_Information provided:_

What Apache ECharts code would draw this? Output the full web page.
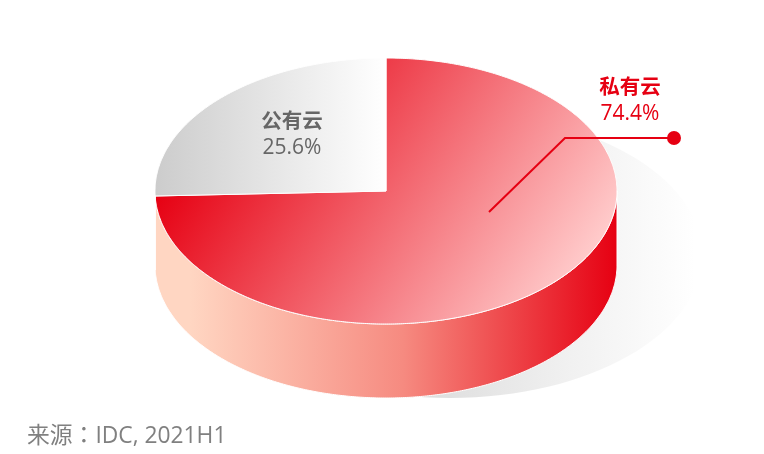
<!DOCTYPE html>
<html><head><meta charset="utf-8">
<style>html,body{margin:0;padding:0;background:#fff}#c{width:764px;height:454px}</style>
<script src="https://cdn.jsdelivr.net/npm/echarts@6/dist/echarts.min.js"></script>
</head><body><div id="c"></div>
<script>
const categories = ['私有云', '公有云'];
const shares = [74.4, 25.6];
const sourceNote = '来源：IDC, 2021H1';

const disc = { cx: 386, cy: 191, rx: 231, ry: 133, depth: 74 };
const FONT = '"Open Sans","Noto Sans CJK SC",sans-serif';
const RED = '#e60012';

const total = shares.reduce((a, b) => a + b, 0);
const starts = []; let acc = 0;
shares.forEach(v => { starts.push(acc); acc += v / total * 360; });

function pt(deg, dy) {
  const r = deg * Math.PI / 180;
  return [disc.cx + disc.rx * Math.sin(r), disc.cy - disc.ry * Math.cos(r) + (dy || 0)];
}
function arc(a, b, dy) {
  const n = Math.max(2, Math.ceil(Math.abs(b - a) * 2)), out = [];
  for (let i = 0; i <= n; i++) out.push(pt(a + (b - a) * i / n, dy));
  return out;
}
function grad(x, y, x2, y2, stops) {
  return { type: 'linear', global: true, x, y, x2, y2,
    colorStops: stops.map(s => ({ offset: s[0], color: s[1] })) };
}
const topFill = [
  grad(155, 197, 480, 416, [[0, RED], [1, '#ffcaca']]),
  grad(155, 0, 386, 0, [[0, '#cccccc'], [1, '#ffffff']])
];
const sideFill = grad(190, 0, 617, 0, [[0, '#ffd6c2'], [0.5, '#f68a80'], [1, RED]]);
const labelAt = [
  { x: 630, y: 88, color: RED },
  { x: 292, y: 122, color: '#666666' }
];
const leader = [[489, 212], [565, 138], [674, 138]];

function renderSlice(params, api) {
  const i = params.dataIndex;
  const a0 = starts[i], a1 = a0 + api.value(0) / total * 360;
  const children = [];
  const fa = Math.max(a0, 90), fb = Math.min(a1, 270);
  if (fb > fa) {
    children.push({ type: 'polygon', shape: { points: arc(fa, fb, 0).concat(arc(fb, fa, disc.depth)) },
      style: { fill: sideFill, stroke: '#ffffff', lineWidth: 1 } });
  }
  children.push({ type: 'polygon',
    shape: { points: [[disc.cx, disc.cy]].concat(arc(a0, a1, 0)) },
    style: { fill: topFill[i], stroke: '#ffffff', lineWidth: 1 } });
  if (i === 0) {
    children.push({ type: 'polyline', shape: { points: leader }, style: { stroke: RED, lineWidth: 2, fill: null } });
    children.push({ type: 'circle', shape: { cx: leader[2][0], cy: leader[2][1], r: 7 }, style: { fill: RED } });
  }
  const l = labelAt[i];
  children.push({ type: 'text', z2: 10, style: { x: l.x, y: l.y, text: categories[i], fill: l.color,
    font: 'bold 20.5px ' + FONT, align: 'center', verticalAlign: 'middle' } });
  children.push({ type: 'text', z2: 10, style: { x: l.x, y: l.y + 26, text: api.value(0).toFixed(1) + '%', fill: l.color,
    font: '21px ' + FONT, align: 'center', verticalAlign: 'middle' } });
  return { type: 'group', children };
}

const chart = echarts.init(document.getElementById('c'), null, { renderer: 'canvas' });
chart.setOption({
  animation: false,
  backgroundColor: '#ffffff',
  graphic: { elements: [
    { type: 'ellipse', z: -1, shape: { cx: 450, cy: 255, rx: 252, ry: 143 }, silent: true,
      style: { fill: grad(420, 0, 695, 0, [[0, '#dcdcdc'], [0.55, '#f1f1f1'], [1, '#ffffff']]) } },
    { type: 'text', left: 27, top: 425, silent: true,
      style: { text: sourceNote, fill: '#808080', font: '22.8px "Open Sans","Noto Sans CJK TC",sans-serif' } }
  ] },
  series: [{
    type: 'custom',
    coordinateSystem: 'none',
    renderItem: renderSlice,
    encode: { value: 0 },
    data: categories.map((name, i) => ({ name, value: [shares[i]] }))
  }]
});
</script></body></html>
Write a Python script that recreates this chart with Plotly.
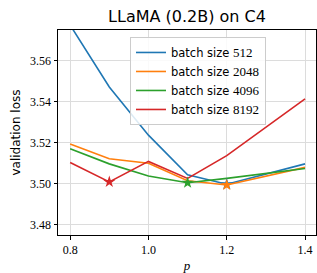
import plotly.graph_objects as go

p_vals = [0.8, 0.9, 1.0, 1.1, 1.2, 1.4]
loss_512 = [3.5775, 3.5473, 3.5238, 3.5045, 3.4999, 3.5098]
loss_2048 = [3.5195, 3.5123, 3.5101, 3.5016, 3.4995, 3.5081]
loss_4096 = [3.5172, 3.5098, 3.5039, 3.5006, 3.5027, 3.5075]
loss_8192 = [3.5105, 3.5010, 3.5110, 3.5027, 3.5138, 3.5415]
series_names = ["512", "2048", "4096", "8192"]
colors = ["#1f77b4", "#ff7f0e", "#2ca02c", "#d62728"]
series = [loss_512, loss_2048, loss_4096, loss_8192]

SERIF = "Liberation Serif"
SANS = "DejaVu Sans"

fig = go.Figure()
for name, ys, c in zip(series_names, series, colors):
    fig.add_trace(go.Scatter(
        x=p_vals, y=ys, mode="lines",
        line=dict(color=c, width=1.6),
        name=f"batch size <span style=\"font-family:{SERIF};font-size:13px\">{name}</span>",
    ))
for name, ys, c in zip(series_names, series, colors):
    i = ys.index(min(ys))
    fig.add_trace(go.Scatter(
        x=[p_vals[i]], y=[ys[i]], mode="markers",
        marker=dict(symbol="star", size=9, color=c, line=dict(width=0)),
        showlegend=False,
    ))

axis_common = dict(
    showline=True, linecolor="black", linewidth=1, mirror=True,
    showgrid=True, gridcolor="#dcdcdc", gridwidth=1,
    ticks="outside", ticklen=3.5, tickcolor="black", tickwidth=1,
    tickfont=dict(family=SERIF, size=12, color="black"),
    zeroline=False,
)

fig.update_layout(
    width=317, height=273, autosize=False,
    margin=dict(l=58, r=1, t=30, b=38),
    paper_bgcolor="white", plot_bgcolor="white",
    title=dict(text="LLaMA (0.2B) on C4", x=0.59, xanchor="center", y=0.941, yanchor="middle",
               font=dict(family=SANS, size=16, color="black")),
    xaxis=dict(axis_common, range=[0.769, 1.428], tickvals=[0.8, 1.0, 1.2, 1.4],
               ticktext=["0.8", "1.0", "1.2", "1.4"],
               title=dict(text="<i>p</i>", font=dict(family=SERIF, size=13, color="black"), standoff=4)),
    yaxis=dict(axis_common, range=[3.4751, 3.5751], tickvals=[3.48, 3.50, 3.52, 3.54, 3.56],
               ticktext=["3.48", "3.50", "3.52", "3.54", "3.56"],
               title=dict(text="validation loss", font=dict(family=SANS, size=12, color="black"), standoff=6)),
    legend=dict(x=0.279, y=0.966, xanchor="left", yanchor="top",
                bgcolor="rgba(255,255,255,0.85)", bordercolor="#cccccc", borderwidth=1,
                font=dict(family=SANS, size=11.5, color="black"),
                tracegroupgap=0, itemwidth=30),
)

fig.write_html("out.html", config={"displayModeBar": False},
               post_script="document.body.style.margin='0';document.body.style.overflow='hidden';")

_Goal of the exercise:_ Without including any pictures, output all the entries above exactly.

_Answer to the task:_
What Apache ECharts code would draw this? Output the full web page.
<!DOCTYPE html>
<html><head><meta charset="utf-8">
<style>html,body{margin:0;padding:0;background:#fff}#c{width:764px;height:454px}</style>
<script src="https://cdn.jsdelivr.net/npm/echarts@6/dist/echarts.min.js"></script>
</head><body><div id="c"></div>
<script>
const categories = ['私有云', '公有云'];
const shares = [74.4, 25.6];
const sourceNote = '来源：IDC, 2021H1';

const disc = { cx: 386, cy: 191, rx: 231, ry: 133, depth: 74 };
const FONT = '"Open Sans","Noto Sans CJK SC",sans-serif';
const RED = '#e60012';

const total = shares.reduce((a, b) => a + b, 0);
const starts = []; let acc = 0;
shares.forEach(v => { starts.push(acc); acc += v / total * 360; });

function pt(deg, dy) {
  const r = deg * Math.PI / 180;
  return [disc.cx + disc.rx * Math.sin(r), disc.cy - disc.ry * Math.cos(r) + (dy || 0)];
}
function arc(a, b, dy) {
  const n = Math.max(2, Math.ceil(Math.abs(b - a) * 2)), out = [];
  for (let i = 0; i <= n; i++) out.push(pt(a + (b - a) * i / n, dy));
  return out;
}
function grad(x, y, x2, y2, stops) {
  return { type: 'linear', global: true, x, y, x2, y2,
    colorStops: stops.map(s => ({ offset: s[0], color: s[1] })) };
}
const topFill = [
  grad(155, 197, 480, 416, [[0, RED], [1, '#ffcaca']]),
  grad(155, 0, 386, 0, [[0, '#cccccc'], [1, '#ffffff']])
];
const sideFill = grad(190, 0, 617, 0, [[0, '#ffd6c2'], [0.5, '#f68a80'], [1, RED]]);
const labelAt = [
  { x: 630, y: 88, color: RED },
  { x: 292, y: 122, color: '#666666' }
];
const leader = [[489, 212], [565, 138], [674, 138]];

function renderSlice(params, api) {
  const i = params.dataIndex;
  const a0 = starts[i], a1 = a0 + api.value(0) / total * 360;
  const children = [];
  const fa = Math.max(a0, 90), fb = Math.min(a1, 270);
  if (fb > fa) {
    children.push({ type: 'polygon', shape: { points: arc(fa, fb, 0).concat(arc(fb, fa, disc.depth)) },
      style: { fill: sideFill, stroke: '#ffffff', lineWidth: 1 } });
  }
  children.push({ type: 'polygon',
    shape: { points: [[disc.cx, disc.cy]].concat(arc(a0, a1, 0)) },
    style: { fill: topFill[i], stroke: '#ffffff', lineWidth: 1 } });
  if (i === 0) {
    children.push({ type: 'polyline', shape: { points: leader }, style: { stroke: RED, lineWidth: 2, fill: null } });
    children.push({ type: 'circle', shape: { cx: leader[2][0], cy: leader[2][1], r: 7 }, style: { fill: RED } });
  }
  const l = labelAt[i];
  children.push({ type: 'text', z2: 10, style: { x: l.x, y: l.y, text: categories[i], fill: l.color,
    font: 'bold 20.5px ' + FONT, align: 'center', verticalAlign: 'middle' } });
  children.push({ type: 'text', z2: 10, style: { x: l.x, y: l.y + 26, text: api.value(0).toFixed(1) + '%', fill: l.color,
    font: '21px ' + FONT, align: 'center', verticalAlign: 'middle' } });
  return { type: 'group', children };
}

const chart = echarts.init(document.getElementById('c'), null, { renderer: 'canvas' });
chart.setOption({
  animation: false,
  backgroundColor: '#ffffff',
  graphic: { elements: [
    { type: 'ellipse', z: -1, shape: { cx: 450, cy: 255, rx: 252, ry: 143 }, silent: true,
      style: { fill: grad(420, 0, 695, 0, [[0, '#dcdcdc'], [0.55, '#f1f1f1'], [1, '#ffffff']]) } },
    { type: 'text', left: 27, top: 425, silent: true,
      style: { text: sourceNote, fill: '#808080', font: '22.8px "Open Sans","Noto Sans CJK TC",sans-serif' } }
  ] },
  series: [{
    type: 'custom',
    coordinateSystem: 'none',
    renderItem: renderSlice,
    encode: { value: 0 },
    data: categories.map((name, i) => ({ name, value: [shares[i]] }))
  }]
});
</script></body></html>
Write a Python script that recreates this chart with Plotly.
import plotly.graph_objects as go

p_vals = [0.8, 0.9, 1.0, 1.1, 1.2, 1.4]
loss_512 = [3.5775, 3.5473, 3.5238, 3.5045, 3.4999, 3.5098]
loss_2048 = [3.5195, 3.5123, 3.5101, 3.5016, 3.4995, 3.5081]
loss_4096 = [3.5172, 3.5098, 3.5039, 3.5006, 3.5027, 3.5075]
loss_8192 = [3.5105, 3.5010, 3.5110, 3.5027, 3.5138, 3.5415]
series_names = ["512", "2048", "4096", "8192"]
colors = ["#1f77b4", "#ff7f0e", "#2ca02c", "#d62728"]
series = [loss_512, loss_2048, loss_4096, loss_8192]

SERIF = "Liberation Serif"
SANS = "DejaVu Sans"

fig = go.Figure()
for name, ys, c in zip(series_names, series, colors):
    fig.add_trace(go.Scatter(
        x=p_vals, y=ys, mode="lines",
        line=dict(color=c, width=1.6),
        name=f"batch size <span style=\"font-family:{SERIF};font-size:13px\">{name}</span>",
    ))
for name, ys, c in zip(series_names, series, colors):
    i = ys.index(min(ys))
    fig.add_trace(go.Scatter(
        x=[p_vals[i]], y=[ys[i]], mode="markers",
        marker=dict(symbol="star", size=9, color=c, line=dict(width=0)),
        showlegend=False,
    ))

axis_common = dict(
    showline=True, linecolor="black", linewidth=1, mirror=True,
    showgrid=True, gridcolor="#dcdcdc", gridwidth=1,
    ticks="outside", ticklen=3.5, tickcolor="black", tickwidth=1,
    tickfont=dict(family=SERIF, size=12, color="black"),
    zeroline=False,
)

fig.update_layout(
    width=317, height=273, autosize=False,
    margin=dict(l=58, r=1, t=30, b=38),
    paper_bgcolor="white", plot_bgcolor="white",
    title=dict(text="LLaMA (0.2B) on C4", x=0.59, xanchor="center", y=0.941, yanchor="middle",
               font=dict(family=SANS, size=16, color="black")),
    xaxis=dict(axis_common, range=[0.769, 1.428], tickvals=[0.8, 1.0, 1.2, 1.4],
               ticktext=["0.8", "1.0", "1.2", "1.4"],
               title=dict(text="<i>p</i>", font=dict(family=SERIF, size=13, color="black"), standoff=4)),
    yaxis=dict(axis_common, range=[3.4751, 3.5751], tickvals=[3.48, 3.50, 3.52, 3.54, 3.56],
               ticktext=["3.48", "3.50", "3.52", "3.54", "3.56"],
               title=dict(text="validation loss", font=dict(family=SANS, size=12, color="black"), standoff=6)),
    legend=dict(x=0.279, y=0.966, xanchor="left", yanchor="top",
                bgcolor="rgba(255,255,255,0.85)", bordercolor="#cccccc", borderwidth=1,
                font=dict(family=SANS, size=11.5, color="black"),
                tracegroupgap=0, itemwidth=30),
)

fig.write_html("out.html", config={"displayModeBar": False},
               post_script="document.body.style.margin='0';document.body.style.overflow='hidden';")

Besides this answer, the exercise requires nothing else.